Tarihsel doku ve şehirli olma bilinci

YAYINLAMA
GÜNCELLEME

KAYSERİ'DEN / Mahmut SABAH

Kayseri, geçmişi geleceğe taşıyan, dünü bugünle buluşturan kendine özgü bir uygarlıklar merkezi; bir tarihsel kent. Bir başka tanı ile Kayseri ticaret ve sanayinin yanı sıra köklü tarihi, anıtsal yapıları, kültürel değerleri ve de birbirinden alımlı doğal güzellikleriyle bulunduğu coğrafyaya renk katan bir şehir. Sanmıyorum ki; Asur, Roma, Selçuklu ve de Osmanlı uygarlıklarını günümüz mimarisi ile buluşturup kaynaştıran, böylesine alımlı ikinci bir kent bulunsun.

Ne var ki; sahip olduğu böylesine zengin kültürel değerlerle, çoktan " müze kent" olmayı hak etmiş Kayseri'nin, geçen zaman içinde umursamazlık ve de hoyratlığın hışmına uğradığı da bir gerçek. Nitekim kentin, bir yandan imar edilirken, bir yandan kültürel mirasın korunup saklanmasında sorunlar yaşadığı ortada. Örneğin, tarihsel doku her dönemde kıyıma uğramış. Sit alanları, karakteristik özelliklere sahip tarihi konaklar, sokak çeşmeleri bir bir yok edilmiş. Ayakta kalabilen tek "sitedal" kale olmasıyla öğünülen Kayseri Kalesi'nin, çarpık yapılaşmanın kucağına itilip, mezbeleliğe dönüşmesinde bir sakınca görülmemiş…

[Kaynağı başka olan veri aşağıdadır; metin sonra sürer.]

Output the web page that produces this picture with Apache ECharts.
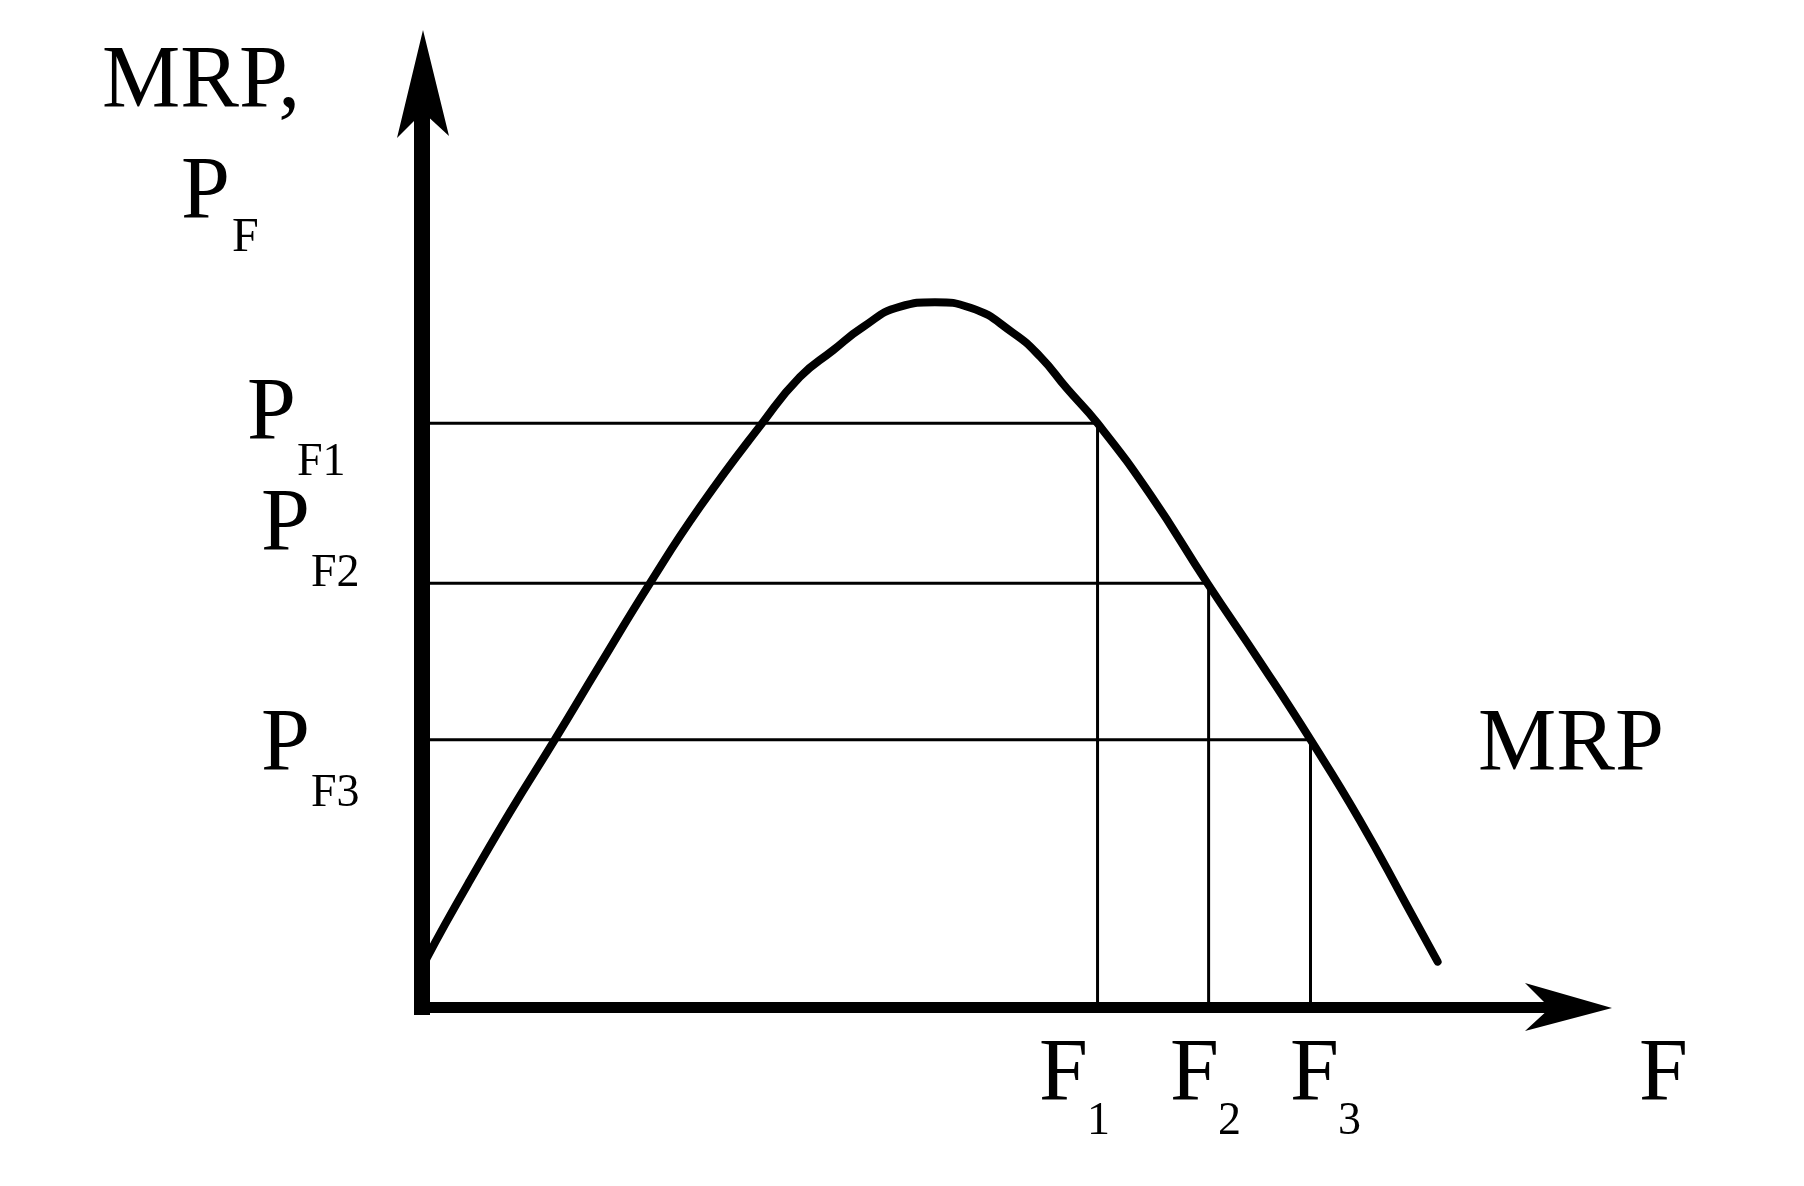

Dahası… 'Taç kapısı' Selçuklu taş yapı sanatının şaheser örneklerinden biri olan Sahabiye Medresesi'nin tepesine beton kubbe kondurmaktan; dünyanın ilk tıp mektebi Şifaiye- Gıyasiye'yi, çok katlı çirkin beton yapılar arasına hapsetmekten, adeta zevk alınmış.

Kayseri'nin ilk belediye hizmet binası (1870-1881)  Mollaoğlu Mustafa Ağa Konağı'nı bile, acımasızca yıkıp ortadan kaldırmışız. Oysa; o konak korunabilse ve de "belediye müzesi" olarak gelecek kuşaklara taşınabilseydi, hem anlamlı bir hizmetin gereği yerine getirilmiş hem de bu tarihsel kentin kültür imajına, bir "prestij" halkası daha eklenmiş olurdu.

Büyükşehir Belediyesi'nin yeni dönem proje uygulama programında, kültür mirasını yakından ilgilendiren projeler ön plana çıkıyor. Programa göre, kale içi, aslına uygun olarak yeniden düzenlenip tanzim edilecek. Burada, kentin tarihi dokusuna uyumlu, bir arkeoloji müzesi kurulacak. Keza yine, Gıyasiye "Selçuklu", ikizi Şifaiye Medresesi ise "Tıp Tarihi Müzesi" olacak.

Belediyenin gecikmeli de olsa, her biri taş yapı sanatının özgün birer simgesi olan anıtsal yapılara değer kazandıracak projeleri yatırım programları kapsamına alması, doğrusu mutluluk verici bir gelişme…  Denir ki; şehirler sadece güzel binalar, parklar, bahçeler, dinlenme alanları, ferah cadde ve meydanlarla değil, tarihsel ve kültürel dokunun korunmasıyla güzelleşir, yücelir ve de anlam kazanırlar. Eğer bir şehirdeki tarihsel değere sahip anıtsal yapılara, o şehirde yaşayan insanlar sahipleniyor, sanatsal etkinliklere destek veriyorlarsa, o şehirde "şehirli olma" bilincinin en anlamlı, en güzel örneklerinden biri sergileniyor demektir.

Umarım; tarihi mirası koruma amaçlı projeler fazla beklemeden ve de bir aksamaya meydan verilmeden hayata geçer… Tabii, "şehirli olma" bilincinin duyarlılığını da yanında hissederek.